[Collected data]
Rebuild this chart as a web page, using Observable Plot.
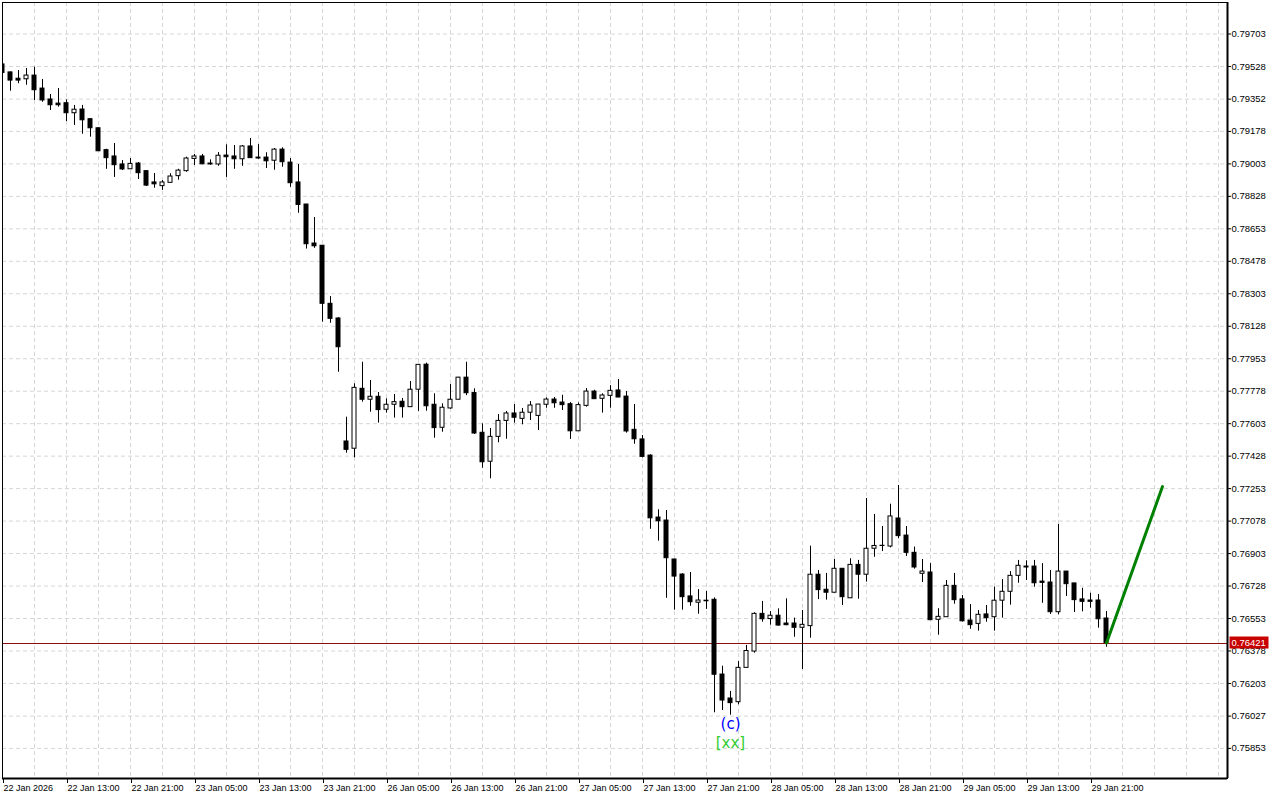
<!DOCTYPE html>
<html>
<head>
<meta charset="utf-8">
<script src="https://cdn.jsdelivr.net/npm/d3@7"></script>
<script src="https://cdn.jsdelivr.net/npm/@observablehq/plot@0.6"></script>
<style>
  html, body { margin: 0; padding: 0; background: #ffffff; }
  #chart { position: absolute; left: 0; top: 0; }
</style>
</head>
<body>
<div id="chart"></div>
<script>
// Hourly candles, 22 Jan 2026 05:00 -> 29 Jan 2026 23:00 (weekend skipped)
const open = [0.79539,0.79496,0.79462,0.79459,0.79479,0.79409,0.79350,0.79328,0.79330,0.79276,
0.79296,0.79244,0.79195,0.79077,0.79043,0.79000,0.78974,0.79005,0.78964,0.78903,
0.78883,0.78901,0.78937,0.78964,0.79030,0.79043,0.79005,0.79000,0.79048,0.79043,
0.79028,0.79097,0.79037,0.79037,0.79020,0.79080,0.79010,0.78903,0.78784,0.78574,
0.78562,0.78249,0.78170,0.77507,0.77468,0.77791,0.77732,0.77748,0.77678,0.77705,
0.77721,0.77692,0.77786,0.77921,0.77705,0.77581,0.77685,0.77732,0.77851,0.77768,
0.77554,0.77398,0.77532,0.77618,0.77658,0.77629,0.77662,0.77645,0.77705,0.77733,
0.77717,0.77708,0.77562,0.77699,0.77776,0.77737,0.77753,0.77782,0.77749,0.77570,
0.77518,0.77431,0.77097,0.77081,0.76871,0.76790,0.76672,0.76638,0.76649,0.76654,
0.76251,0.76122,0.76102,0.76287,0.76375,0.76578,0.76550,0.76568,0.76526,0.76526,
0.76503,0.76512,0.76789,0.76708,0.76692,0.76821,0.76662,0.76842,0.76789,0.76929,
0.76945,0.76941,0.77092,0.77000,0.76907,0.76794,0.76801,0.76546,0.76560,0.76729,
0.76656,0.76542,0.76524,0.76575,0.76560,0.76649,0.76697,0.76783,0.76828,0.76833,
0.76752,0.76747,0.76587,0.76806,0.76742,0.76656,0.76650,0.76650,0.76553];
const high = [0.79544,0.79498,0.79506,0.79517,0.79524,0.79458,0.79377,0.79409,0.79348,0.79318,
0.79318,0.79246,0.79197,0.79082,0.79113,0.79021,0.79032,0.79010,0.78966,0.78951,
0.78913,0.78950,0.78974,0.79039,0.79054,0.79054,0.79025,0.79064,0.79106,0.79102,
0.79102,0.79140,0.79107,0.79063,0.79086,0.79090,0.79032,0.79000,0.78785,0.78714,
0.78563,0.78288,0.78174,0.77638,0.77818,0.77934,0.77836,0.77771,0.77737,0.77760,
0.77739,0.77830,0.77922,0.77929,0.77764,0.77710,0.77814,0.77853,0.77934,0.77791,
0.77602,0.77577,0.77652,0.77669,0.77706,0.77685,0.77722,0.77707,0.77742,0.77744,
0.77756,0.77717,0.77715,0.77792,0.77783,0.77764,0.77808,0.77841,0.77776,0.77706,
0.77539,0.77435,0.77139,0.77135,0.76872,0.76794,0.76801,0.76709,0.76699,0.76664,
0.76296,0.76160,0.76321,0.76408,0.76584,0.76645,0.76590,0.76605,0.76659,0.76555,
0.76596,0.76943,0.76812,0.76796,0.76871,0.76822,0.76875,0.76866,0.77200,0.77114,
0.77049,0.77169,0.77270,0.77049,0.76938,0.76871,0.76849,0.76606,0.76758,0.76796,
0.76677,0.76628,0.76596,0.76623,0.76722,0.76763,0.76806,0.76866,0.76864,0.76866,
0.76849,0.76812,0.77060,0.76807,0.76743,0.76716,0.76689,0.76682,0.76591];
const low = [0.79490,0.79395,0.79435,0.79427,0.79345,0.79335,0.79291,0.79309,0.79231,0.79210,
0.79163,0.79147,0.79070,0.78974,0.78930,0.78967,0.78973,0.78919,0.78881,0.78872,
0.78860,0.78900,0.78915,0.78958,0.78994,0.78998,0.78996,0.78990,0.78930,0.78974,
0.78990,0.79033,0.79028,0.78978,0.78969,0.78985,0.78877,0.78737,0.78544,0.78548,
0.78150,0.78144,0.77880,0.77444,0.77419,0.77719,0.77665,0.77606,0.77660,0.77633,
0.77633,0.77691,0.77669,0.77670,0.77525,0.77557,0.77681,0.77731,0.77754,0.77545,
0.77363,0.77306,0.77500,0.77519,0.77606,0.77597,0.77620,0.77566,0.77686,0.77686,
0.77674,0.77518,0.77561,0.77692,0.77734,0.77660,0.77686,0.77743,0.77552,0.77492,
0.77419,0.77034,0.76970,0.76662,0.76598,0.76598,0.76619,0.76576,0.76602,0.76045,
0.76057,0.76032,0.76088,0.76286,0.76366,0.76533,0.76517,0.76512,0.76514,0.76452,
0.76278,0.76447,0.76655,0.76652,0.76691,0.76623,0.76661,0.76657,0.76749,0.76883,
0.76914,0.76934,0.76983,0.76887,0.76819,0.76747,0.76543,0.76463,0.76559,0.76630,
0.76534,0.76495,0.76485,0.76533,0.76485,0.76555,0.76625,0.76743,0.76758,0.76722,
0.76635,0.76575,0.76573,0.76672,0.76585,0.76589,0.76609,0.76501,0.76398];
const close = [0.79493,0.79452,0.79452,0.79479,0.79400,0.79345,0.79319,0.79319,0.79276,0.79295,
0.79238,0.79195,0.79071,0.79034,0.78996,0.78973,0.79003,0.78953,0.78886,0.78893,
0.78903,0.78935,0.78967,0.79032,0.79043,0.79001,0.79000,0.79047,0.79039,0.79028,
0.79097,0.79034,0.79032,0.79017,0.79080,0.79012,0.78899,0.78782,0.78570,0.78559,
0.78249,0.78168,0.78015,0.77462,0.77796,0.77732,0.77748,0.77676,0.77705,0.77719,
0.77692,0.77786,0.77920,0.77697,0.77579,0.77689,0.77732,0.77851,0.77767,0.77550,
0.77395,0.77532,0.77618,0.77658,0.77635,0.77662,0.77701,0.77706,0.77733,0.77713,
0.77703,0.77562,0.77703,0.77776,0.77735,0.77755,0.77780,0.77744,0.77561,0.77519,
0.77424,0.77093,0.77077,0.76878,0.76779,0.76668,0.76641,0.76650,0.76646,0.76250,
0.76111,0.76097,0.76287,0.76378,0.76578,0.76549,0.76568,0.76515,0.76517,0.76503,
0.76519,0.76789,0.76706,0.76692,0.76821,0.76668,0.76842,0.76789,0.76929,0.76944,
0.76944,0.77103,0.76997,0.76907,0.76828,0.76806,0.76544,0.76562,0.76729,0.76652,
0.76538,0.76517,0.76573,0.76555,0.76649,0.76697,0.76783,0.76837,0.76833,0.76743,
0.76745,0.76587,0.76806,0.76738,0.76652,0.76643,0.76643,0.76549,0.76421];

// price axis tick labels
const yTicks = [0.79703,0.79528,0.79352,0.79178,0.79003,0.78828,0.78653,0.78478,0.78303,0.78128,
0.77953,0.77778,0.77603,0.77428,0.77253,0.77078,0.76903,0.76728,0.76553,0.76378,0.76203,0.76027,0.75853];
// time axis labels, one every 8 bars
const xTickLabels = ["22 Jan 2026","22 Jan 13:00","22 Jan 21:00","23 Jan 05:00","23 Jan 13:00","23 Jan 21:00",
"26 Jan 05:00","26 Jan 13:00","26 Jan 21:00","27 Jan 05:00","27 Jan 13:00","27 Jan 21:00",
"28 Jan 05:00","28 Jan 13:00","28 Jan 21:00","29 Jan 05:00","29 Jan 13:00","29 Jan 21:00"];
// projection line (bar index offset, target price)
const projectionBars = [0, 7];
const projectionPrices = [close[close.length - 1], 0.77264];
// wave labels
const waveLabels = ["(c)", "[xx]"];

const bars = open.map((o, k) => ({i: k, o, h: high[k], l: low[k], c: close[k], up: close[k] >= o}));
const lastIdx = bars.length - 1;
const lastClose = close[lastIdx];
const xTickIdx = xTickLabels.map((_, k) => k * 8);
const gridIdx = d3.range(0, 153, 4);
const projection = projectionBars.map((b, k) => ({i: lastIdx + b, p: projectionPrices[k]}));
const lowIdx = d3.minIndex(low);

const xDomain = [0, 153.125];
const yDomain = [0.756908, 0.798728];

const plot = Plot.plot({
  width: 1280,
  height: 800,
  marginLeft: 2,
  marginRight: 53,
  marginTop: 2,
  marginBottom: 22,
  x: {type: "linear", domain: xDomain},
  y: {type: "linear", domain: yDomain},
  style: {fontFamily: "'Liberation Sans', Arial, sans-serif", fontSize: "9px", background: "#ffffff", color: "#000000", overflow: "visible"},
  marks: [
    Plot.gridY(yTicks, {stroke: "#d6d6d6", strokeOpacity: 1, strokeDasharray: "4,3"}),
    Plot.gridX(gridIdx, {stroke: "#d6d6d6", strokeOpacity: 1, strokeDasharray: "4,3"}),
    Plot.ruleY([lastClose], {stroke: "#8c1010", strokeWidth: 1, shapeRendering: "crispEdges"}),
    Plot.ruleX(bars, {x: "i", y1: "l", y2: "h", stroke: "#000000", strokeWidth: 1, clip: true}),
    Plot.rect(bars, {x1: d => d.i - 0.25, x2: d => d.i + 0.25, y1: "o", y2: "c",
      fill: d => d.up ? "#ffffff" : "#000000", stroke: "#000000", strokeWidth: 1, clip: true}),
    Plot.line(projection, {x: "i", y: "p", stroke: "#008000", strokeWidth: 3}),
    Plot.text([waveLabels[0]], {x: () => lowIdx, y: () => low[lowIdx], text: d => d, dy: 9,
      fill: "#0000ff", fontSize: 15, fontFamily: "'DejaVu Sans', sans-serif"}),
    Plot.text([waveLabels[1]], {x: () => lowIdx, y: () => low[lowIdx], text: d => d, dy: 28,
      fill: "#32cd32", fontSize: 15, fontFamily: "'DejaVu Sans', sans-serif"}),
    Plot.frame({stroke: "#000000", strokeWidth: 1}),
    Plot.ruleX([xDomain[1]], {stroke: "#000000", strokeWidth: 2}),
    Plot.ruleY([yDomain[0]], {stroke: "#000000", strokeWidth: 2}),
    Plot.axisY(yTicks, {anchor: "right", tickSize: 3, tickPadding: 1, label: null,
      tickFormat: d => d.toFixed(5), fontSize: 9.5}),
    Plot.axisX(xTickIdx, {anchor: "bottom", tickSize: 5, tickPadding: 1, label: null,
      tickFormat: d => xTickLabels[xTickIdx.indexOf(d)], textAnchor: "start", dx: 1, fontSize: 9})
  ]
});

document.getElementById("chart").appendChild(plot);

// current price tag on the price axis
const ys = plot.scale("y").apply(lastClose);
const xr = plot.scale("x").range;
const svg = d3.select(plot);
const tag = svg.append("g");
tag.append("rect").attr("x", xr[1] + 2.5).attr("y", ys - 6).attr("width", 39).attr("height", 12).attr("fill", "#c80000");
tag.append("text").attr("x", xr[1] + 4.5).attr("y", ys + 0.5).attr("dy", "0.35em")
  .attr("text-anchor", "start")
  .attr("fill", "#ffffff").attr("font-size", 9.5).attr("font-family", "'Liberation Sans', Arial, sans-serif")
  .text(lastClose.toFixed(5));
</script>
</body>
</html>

[Exercise goal] Find the lines containing "chart" and list every one of them.

[The response]
Rebuild this chart as a web page, using Observable Plot.
  #chart { position: absolute; left: 0; top: 0; }
<div id="chart"></div>
document.getElementById("chart").appendChild(plot);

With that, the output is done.